The need for DataOps will only become stronger in the next upcoming months and years. DataOps is a set of best practices to help engineers build, test, deploy, and maintain data-driven applications efficiently. But most of us are at a loss to figure out where we need to begin. My goal in this practical guide aims to provide a helping hand. It will give an overview of the key components of DataOps and provide tips for successful implementation.
Define Company and Data Strategy
Before we can even start thinking about DataOps, we need to define the company strategy and the data strategy. Think about the following questions:
What is the company’s north star metric?
How does data play into this?
Who owns what data and how do we give them permission to do so?
How do we as the data team want folks to ask for data?
Answering these questions will help to determine the overall goal of the DataOps implementation and ensure that the processes and tools that are used are tailored to the company’s needs.
Define DataOps Strategy
Once the company and data strategy has been defined, it is important to create a strategy for implementing DataOps. DataOps is a complex process and deserves an entire book itself, but for now, here is an article that will help gather the bits and pieces for you to understand what I mean by it.
Creating a strategy for implementing DataOps includes recording the current status of the problem, determining the goals of the project, outlining the resources required, and creating an approximate timeline for completion. Additionally, it is important to plan for any potential technical challenges that may arise over the course of the project and to create a plan for addressing them.
There are a few things that are must-haves in these discussions:
Focus on the things you (or the team) currently see as a problem and want to see changed.
Focus on personas and not on the people themselves.
Avoid any tools in these discussions.
Address the pain points that the current data team (data engineering, data science, and data analysts) and as a result the stakeholders are having.
Once the initial strategy has been defined and written down, you will need to share this with the rest of the team. DataOps is a culture, not something that can be fulfilled by one or two people.
Discuss with the Team
As engineers, we find a plan and then immediately build whatever we thought of (I am still working on this part), but the most important part here is to slow down. DataOps is an expansive project that cannot be done by one or two people; it has to be done with the entire team.
As a team, discuss:
completion of the strategy
standards e.g. what is our service level agreement on our data?

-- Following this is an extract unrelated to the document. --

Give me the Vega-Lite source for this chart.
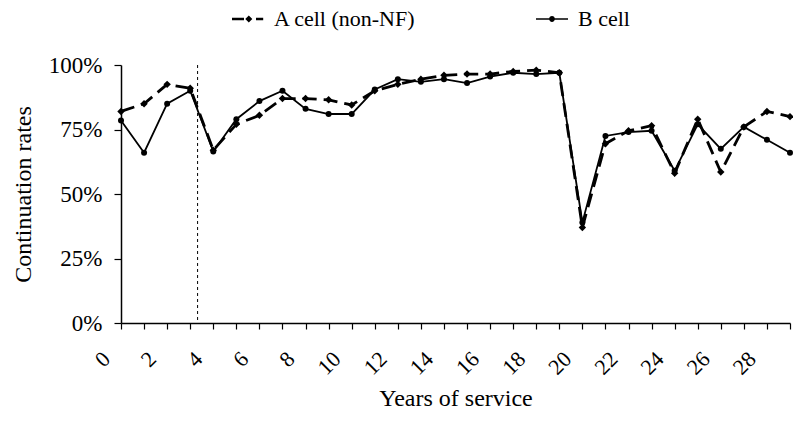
{
  "$schema": "https://vega.github.io/schema/vega-lite/v6.json",
  "width": 669,
  "height": 258,
  "autosize": {"type": "none"},
  "padding": {"left": 121, "top": 65, "right": 3, "bottom": 105},
  "background": "white",
  "config": {
    "view": {"stroke": null},
    "font": "Liberation Serif",
    "legend": {"labelFont": "Liberation Serif", "labelFontSize": 22, "labelColor": "black"},
    "axis": {"grid": false, "domainColor": "black", "tickColor": "black", "labelColor": "black", "titleColor": "black", "titleFontWeight": "normal", "labelFont": "Liberation Serif", "titleFont": "Liberation Serif"}
  },
  "datasets": {
    "rates": [
      {"year": 0, "series": "A cell (non-NF)", "value": 0.82},
      {"year": 1, "series": "A cell (non-NF)", "value": 0.85},
      {"year": 2, "series": "A cell (non-NF)", "value": 0.925},
      {"year": 3, "series": "A cell (non-NF)", "value": 0.91},
      {"year": 4, "series": "A cell (non-NF)", "value": 0.67},
      {"year": 5, "series": "A cell (non-NF)", "value": 0.77},
      {"year": 6, "series": "A cell (non-NF)", "value": 0.805},
      {"year": 7, "series": "A cell (non-NF)", "value": 0.87},
      {"year": 8, "series": "A cell (non-NF)", "value": 0.87},
      {"year": 9, "series": "A cell (non-NF)", "value": 0.865},
      {"year": 10, "series": "A cell (non-NF)", "value": 0.845},
      {"year": 11, "series": "A cell (non-NF)", "value": 0.90},
      {"year": 12, "series": "A cell (non-NF)", "value": 0.925},
      {"year": 13, "series": "A cell (non-NF)", "value": 0.945},
      {"year": 14, "series": "A cell (non-NF)", "value": 0.96},
      {"year": 15, "series": "A cell (non-NF)", "value": 0.965},
      {"year": 16, "series": "A cell (non-NF)", "value": 0.965},
      {"year": 17, "series": "A cell (non-NF)", "value": 0.975},
      {"year": 18, "series": "A cell (non-NF)", "value": 0.98},
      {"year": 19, "series": "A cell (non-NF)", "value": 0.97},
      {"year": 20, "series": "A cell (non-NF)", "value": 0.37},
      {"year": 21, "series": "A cell (non-NF)", "value": 0.695},
      {"year": 22, "series": "A cell (non-NF)", "value": 0.745},
      {"year": 23, "series": "A cell (non-NF)", "value": 0.765},
      {"year": 24, "series": "A cell (non-NF)", "value": 0.58},
      {"year": 25, "series": "A cell (non-NF)", "value": 0.79},
      {"year": 26, "series": "A cell (non-NF)", "value": 0.585},
      {"year": 27, "series": "A cell (non-NF)", "value": 0.76},
      {"year": 28, "series": "A cell (non-NF)", "value": 0.82},
      {"year": 29, "series": "A cell (non-NF)", "value": 0.80},
      {"year": 0, "series": "B cell", "value": 0.785},
      {"year": 1, "series": "B cell", "value": 0.66},
      {"year": 2, "series": "B cell", "value": 0.85},
      {"year": 3, "series": "B cell", "value": 0.90},
      {"year": 4, "series": "B cell", "value": 0.665},
      {"year": 5, "series": "B cell", "value": 0.79},
      {"year": 6, "series": "B cell", "value": 0.86},
      {"year": 7, "series": "B cell", "value": 0.90},
      {"year": 8, "series": "B cell", "value": 0.83},
      {"year": 9, "series": "B cell", "value": 0.81},
      {"year": 10, "series": "B cell", "value": 0.81},
      {"year": 11, "series": "B cell", "value": 0.905},
      {"year": 12, "series": "B cell", "value": 0.945},
      {"year": 13, "series": "B cell", "value": 0.935},
      {"year": 14, "series": "B cell", "value": 0.945},
      {"year": 15, "series": "B cell", "value": 0.93},
      {"year": 16, "series": "B cell", "value": 0.955},
      {"year": 17, "series": "B cell", "value": 0.97},
      {"year": 18, "series": "B cell", "value": 0.965},
      {"year": 19, "series": "B cell", "value": 0.97},
      {"year": 20, "series": "B cell", "value": 0.39},
      {"year": 21, "series": "B cell", "value": 0.725},
      {"year": 22, "series": "B cell", "value": 0.74},
      {"year": 23, "series": "B cell", "value": 0.745},
      {"year": 24, "series": "B cell", "value": 0.59},
      {"year": 25, "series": "B cell", "value": 0.77},
      {"year": 26, "series": "B cell", "value": 0.675},
      {"year": 27, "series": "B cell", "value": 0.76},
      {"year": 28, "series": "B cell", "value": 0.71},
      {"year": 29, "series": "B cell", "value": 0.66}
    ]
  },
  "encoding": {
    "x": {
      "field": "year",
      "type": "quantitative",
      "scale": {"domain": [0, 29], "nice": false, "zero": false},
      "axis": {
        "title": "Years of service",
        "values": [0,1,2,3,4,5,6,7,8,9,10,11,12,13,14,15,16,17,18,19,20,21,22,23,24,25,26,27,28,29],
        "labelExpr": "datum.value % 2 === 0 ? datum.label : ''",
        "format": "d",
        "labelAngle": -45,
        "labelAlign": "right",
        "labelBaseline": "middle",
        "labelOffset": -15,
        "labelPadding": 26,
        "labelFontSize": 22,
        "labelFlush": false,
        "labelOverlap": false,
        "tickSize": 6,
        "tickWidth": 1.2,
        "domainWidth": 1.5,
        "titleFontSize": 24,
        "titlePadding": 8
      }
    },
    "y": {"field": "value", "type": "quantitative", "scale": {"domain": [0, 1], "nice": false},
      "axis": {"title": "Continuation rates", "values": [0, 0.25, 0.5, 0.75, 1], "format": ".0%", "labelFontSize": 23, "labelPadding": 12, "tickSize": 7, "tickWidth": 1.2, "domainWidth": 1.5, "titleFontSize": 24, "titlePadding": 13}}
  },
  "layer": [
    {
      "data": {"values": [{"year": 3.32}]},
      "mark": {"type": "rule", "strokeDash": [3, 3], "strokeWidth": 1, "color": "black"},
      "encoding": {"y": null}
    },
    {
      "data": {"name": "rates"},
      "transform": [{"filter": "datum.series === 'A cell (non-NF)'"}],
      "mark": {"type": "line", "strokeDash": [14, 7], "strokeWidth": 2.8, "color": "black"}
    },
    {
      "data": {"name": "rates"},
      "transform": [{"filter": "datum.series === 'B cell'"}],
      "mark": {"type": "line", "strokeWidth": 1.8, "color": "black"}
    },
    {
      "data": {"name": "rates"},
      "transform": [{"filter": "datum.series === 'A cell (non-NF)'"}],
      "mark": {"type": "point", "shape": "diamond", "filled": true, "opacity": 1, "color": "black", "size": 55}
    },
    {
      "data": {"name": "rates"},
      "transform": [{"filter": "datum.series === 'B cell'"}],
      "mark": {"type": "point", "shape": "circle", "filled": true, "opacity": 1, "color": "black", "size": 36}
    },
    {
      "data": {"name": "rates"},
      "transform": [{"filter": "false"}],
      "mark": {"type": "point", "filled": true, "opacity": 1, "color": "black"},
      "encoding": {
        "shape": {
          "field": "series",
          "type": "nominal",
          "scale": {
            "domain": ["A cell (non-NF)", "B cell"],
            "range": [
              "M-1,-0.08L-0.25,-0.08L-0.25,0.08L-1,0.08ZM0.05,-0.22L0.27,0L0.05,0.22L-0.17,0ZM0.5,-0.08L0.95,-0.08L0.95,0.08L0.5,0.08Z",
              "M-1,-0.05L1,-0.05L1,0.05L-1,0.05ZM0.18,0A0.18,0.18 0 1 1 -0.18,0A0.18,0.18 0 1 1 0.18,0Z"
            ]
          },
          "legend": {
            "title": null,
            "orient": "none",
            "legendX": 111,
            "legendY": -62,
            "direction": "horizontal",
            "columns": 2,
            "columnPadding": 120,
            "labelFont": "Liberation Serif",
            "labelFontSize": 22,
            "labelColor": "black",
            "labelOffset": 10,
            "labelLimit": 400,
            "symbolSize": 1024,
            "symbolStrokeWidth": 0,
            "symbolFillColor": "black",
            "symbolOpacity": 1
          }
        }
      }
    }
  ]
}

practicality and implications
risks and limitations
rewards and benefits
Through this process, the team can gain a better understanding of the true potential of the plan, and make an informed decision about its viability. And make changes accordingly.
Once the plan has been discussed and agreed upon (which could very well take several months), it is time to start implementing it.
Implementation
Implementation is one of the hardest ones to figure out. Which area(s) should we focus on first? Is it the data quality? How about the data modeling? Or should we stick with implementing unit tests first?
It is hard for me to share exactly where to go from here as I do not know what your use case is, but whatever you end up deciding will be the first part, remember to start small and iterate from there.
I will walk through data quality here as an example as it is a pertinent problem among the majority of companies.
Example.
I will first want to write a design document (or presentation) about data quality that addresses the following areas:
Background
Explanation of the problem
Requirements for an acceptable and long-term solution
Proposed solution
Alternatives that were considered
Note that the solution should be in iterative processes e.g. first we need to implement static data quality checks, then dynamic checks, etc.
These discussions will naturally lead to tools that we can implement to help solve these problems. Take a look at Chapter 4 in Fundamentals of Data Engineering by
for thoughts about how to decide what tool will be the best.These changes require the whole team as DataOps is an organization-wide effort. We will need to have everyone on board before we can get started. You do not want to have an individual contributor engineer implement a tool that they did not have any input on. That is a jerk move and goes against what DataOps stands for. To iterate, the DataOps Manifesto has two rules on it — number 4 and number 7. The first says that DataOps is a team sport and the latter is to prevent anybody from being a hero.
Agility and Monitor
Once the initial implementation has been completed, the team should be able to monitor their DataOps performance. This involves setting up metrics to measure the success of the implementation, as well as creating feedback loops to ensure that the DataOps processes are agile and able to adapt to the changing needs of the organization.
Monitoring should also include tracking the performance of the data and the data teams, as well as assessing the effectiveness of the tools and processes used. This will provide the team with invaluable insights that can be used to optimize the DataOps implementation and ensure that the organization is getting the most out of its data.
Conclusion
Implementing a successful DataOps strategy requires careful planning and execution. By defining a strategy, establishing the processes and tools that will be used, and implementing and monitoring the system, collaborating teams within companies can ensure a successful DataOps implementation.